▸ What the exercise asks
Pick out the lines below that include the string "matplotlib".

— start of Data shown —

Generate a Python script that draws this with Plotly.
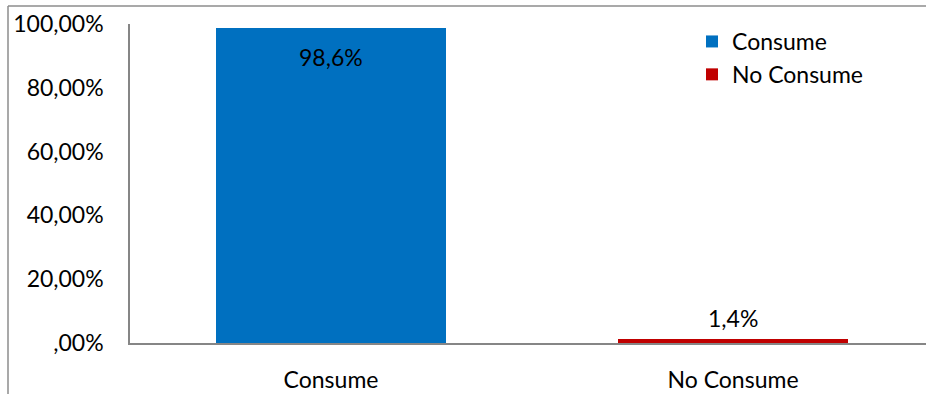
import plotly.graph_objects as go

categories = ["Consume", "No Consume"]
shares = [0.986, 0.014]
colors = ["#0070C0", "#C00000"]
tick_vals = [0, 0.2, 0.4, 0.6, 0.8, 1.0]
tick_text = [",00%", "20,00%", "40,00%", "60,00%", "80,00%", "100,00%"]

FONT = "Lato"
FS = 23
W, H = 926, 394
ML, MT, MB = 130, 24, 51
plot_w = W - ML
plot_h = H - MT - MB


def fmt(v):
    return f"{v * 100:.1f}%".replace(".", ",")


fig = go.Figure()
for cat, val, col in zip(categories, shares, colors):
    fig.add_trace(go.Bar(
        x=[cat], y=[val], name=cat, marker=dict(color=col, line=dict(width=0)),
        width=0.572,
    ))

# value labels: inside the tall bar, above the short one
label_shift = [-29, 21]
for cat, val, dy in zip(categories, shares, label_shift):
    fig.add_annotation(x=cat, y=val, text=fmt(val), showarrow=False, yshift=dy,
                       font=dict(family=FONT, size=FS, color="#000000"))

# outer frame lines (left and top)
fx = (8 - ML) / plot_w
fy = (H - MB - 6) / plot_h
fig.add_shape(type="line", xref="paper", yref="paper", x0=fx, x1=1.05, y0=fy, y1=fy,
              line=dict(color="#8C8C8C", width=1.5))
fig.add_shape(type="line", xref="paper", yref="paper", x0=fx, x1=fx, y0=fy, y1=-0.3,
              line=dict(color="#8C8C8C", width=1.5))

fig.update_layout(
    width=W, height=H, margin=dict(l=ML, r=0, t=MT, b=MB),
    plot_bgcolor="white", paper_bgcolor="white",
    barmode="overlay", bargap=0,
    font=dict(family=FONT, size=FS, color="#000000"),
    showlegend=True,
    legend=dict(x=(692 - ML) / plot_w, y=(H - MB - 20) / plot_h, xanchor="left", yanchor="top",
                font=dict(family=FONT, size=FS), bgcolor="rgba(0,0,0,0)",
                itemwidth=30, tracegroupgap=6),
    xaxis=dict(type="category", range=[-0.5, 1.48], showgrid=False, showline=True,
               linecolor="#868686", linewidth=1.5, ticks="outside", ticklen=16,
               tickcolor="rgba(0,0,0,0)", tickfont=dict(family=FONT, size=FS)),
    yaxis=dict(range=[0, 1], tickvals=tick_vals, ticktext=tick_text, showgrid=False,
               showline=True, linecolor="#868686", linewidth=1.5, ticks="outside",
               ticklen=20, tickcolor="rgba(0,0,0,0)", zeroline=False,
               tickfont=dict(family=FONT, size=FS)),
)

fig.write_html("out.html")
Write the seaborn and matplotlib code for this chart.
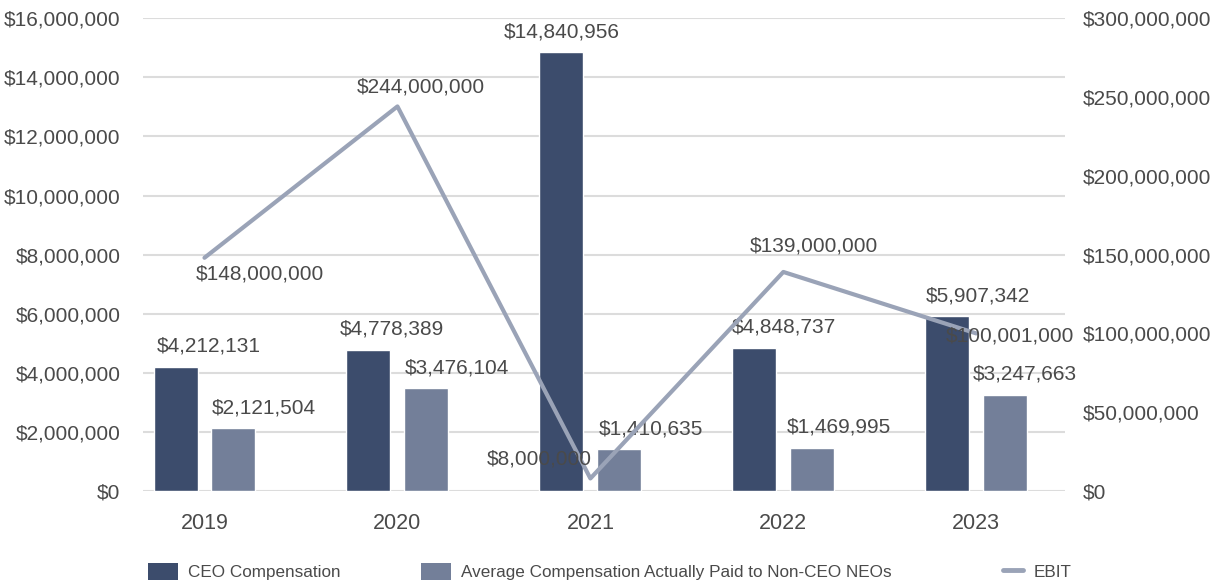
import matplotlib
matplotlib.use("Agg")
import matplotlib.pyplot as plt
import seaborn as sns
import pandas as pd
from matplotlib.patches import Patch
from matplotlib.lines import Line2D
from matplotlib.ticker import FuncFormatter

years = ["2019", "2020", "2021", "2022", "2023"]
ceo_comp = [4212131, 4778389, 14840956, 4848737, 5907342]
neo_comp = [2121504, 3476104, 1410635, 1469995, 3247663]
ebit = [148000000, 244000000, 8000000, 139000000, 100001000]
series_names = ["CEO Compensation", "Average Compensation Actually Paid to Non-CEO NEOs", "EBIT"]

c_ceo = "#3C4C6C"
c_neo = "#737F99"
c_line = "#9AA3B7"
txt = "#4a4a4a"
fs = 15

sns.set_theme(style="white")
plt.rcParams["font.family"] = ["Liberation Sans", "DejaVu Sans"]

df = pd.DataFrame({
    "year": years * 2,
    "value": ceo_comp + neo_comp,
    "series": [series_names[0]] * 5 + [series_names[1]] * 5,
})

fig = plt.figure(figsize=(12.2, 5.86), dpi=100)
ax = fig.add_axes([0.117, 0.162, 0.756, 0.807])
sns.barplot(data=df, x="year", y="value", hue="series", palette=[c_ceo, c_neo],
            width=0.6, gap=0.24, ax=ax, legend=False, saturation=1, errorbar=None)
ax.set_xlim(-0.32, 4.46)
ax.set_ylim(0, 16000000)
ax.set_yticks(range(0, 16000001, 2000000))
ax.yaxis.set_major_formatter(FuncFormatter(lambda v, p: f"${v:,.0f}"))
ax.grid(axis="y", color="#dcdcdc", linewidth=1.5)
ax.set_axisbelow(True)
for s in ax.spines.values():
    s.set_visible(False)
ax.tick_params(axis="both", length=0, labelsize=fs, colors=txt)
ax.tick_params(axis="y", pad=16)
ax.tick_params(axis="x", pad=16, labelsize=15.5)
ax.set_xlabel("")
ax.set_ylabel("")

ax2 = ax.twinx()
sns.lineplot(x=list(range(5)), y=ebit, ax=ax2, color=c_line, linewidth=3, legend=False)
ax2.set_ylim(0, 300000000)
ax2.set_yticks(range(0, 300000001, 50000000))
ax2.yaxis.set_major_formatter(FuncFormatter(lambda v, p: f"${v:,.0f}"))
for s in ax2.spines.values():
    s.set_visible(False)
ax2.tick_params(axis="y", length=0, labelsize=fs, colors=txt, pad=13)
ax2.grid(False)
ax2.set_xlim(-0.32, 4.46)

# bar labels
ceo_dx = [24, 17, 0, 21, 22]
neo_dx = [22, 22, 23, 19, 14]
for i in range(5):
    ax.annotate(f"${ceo_comp[i]:,}", (i - 0.15, ceo_comp[i]), xytext=(ceo_dx[i], 8),
                textcoords="offset points", ha="center", va="bottom", fontsize=fs, color=txt)
    ax.annotate(f"${neo_comp[i]:,}", (i + 0.15, neo_comp[i]), xytext=(neo_dx[i], 8),
                textcoords="offset points", ha="center", va="bottom", fontsize=fs, color=txt)

# line labels
ebit_off = [(40, -12), (17, 14), (-37, 14), (22, 19), (24, -2)]
for i in range(5):
    dx, dy = ebit_off[i]
    ax2.annotate(f"${ebit[i]:,}", (i, ebit[i]), xytext=(dx, dy), textcoords="offset points",
                 ha="center", va="center", fontsize=fs, color=txt)

# legends
h1 = [Patch(facecolor=c_ceo, edgecolor="none")]
h2 = [Patch(facecolor=c_neo, edgecolor="none")]
h3 = [Line2D([0], [0], color=c_line, linewidth=3.5)]
for h, name, xpos, hl in [(h1, series_names[0], 0.121, 1.75), (h2, series_names[1], 0.345, 1.75),
                          (h3, series_names[2], 0.822, 1.2)]:
    fig.legend(h, [name], loc="center left", bbox_to_anchor=(xpos, 0.024), frameon=False,
               fontsize=12.3, handlelength=hl, handleheight=1.1, borderpad=0, borderaxespad=0,
               handletextpad=0.6, labelcolor=txt)

fig.savefig("out.png", dpi=100)
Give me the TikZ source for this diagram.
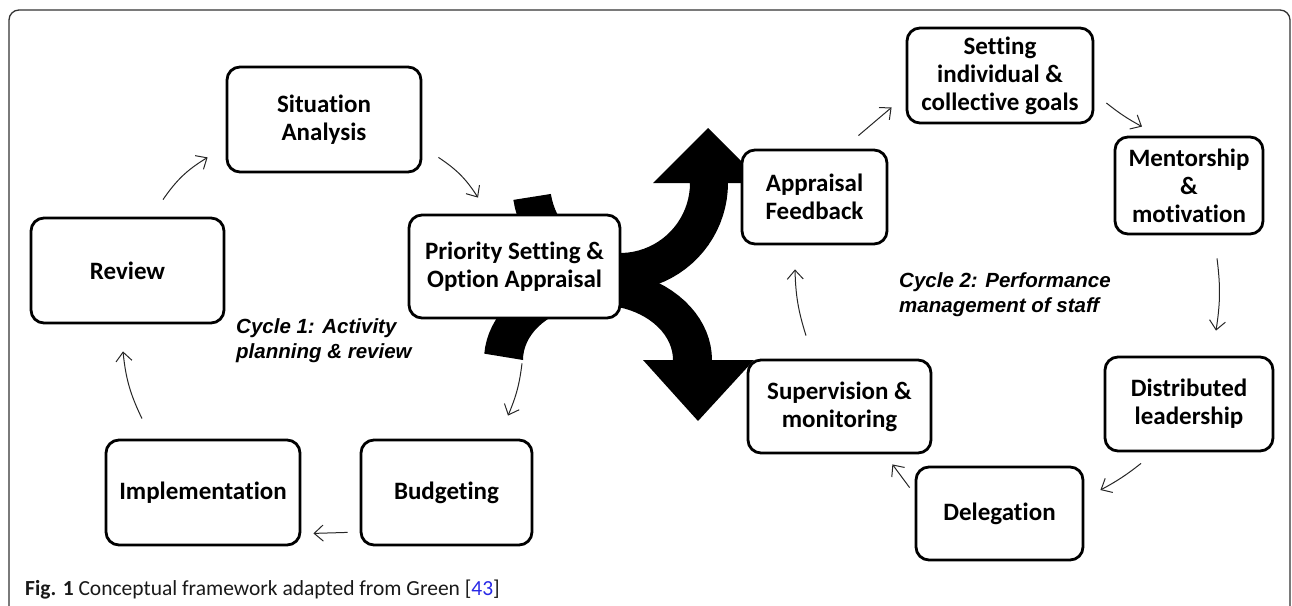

— end of Data shown —

▸ The reply
Write the seaborn and matplotlib code for this chart.
import matplotlib
matplotlib.use("Agg")
import matplotlib.pyplot as plt
from matplotlib.patches import Patch
from matplotlib.lines import Line2D
from matplotlib.ticker import FuncFormatter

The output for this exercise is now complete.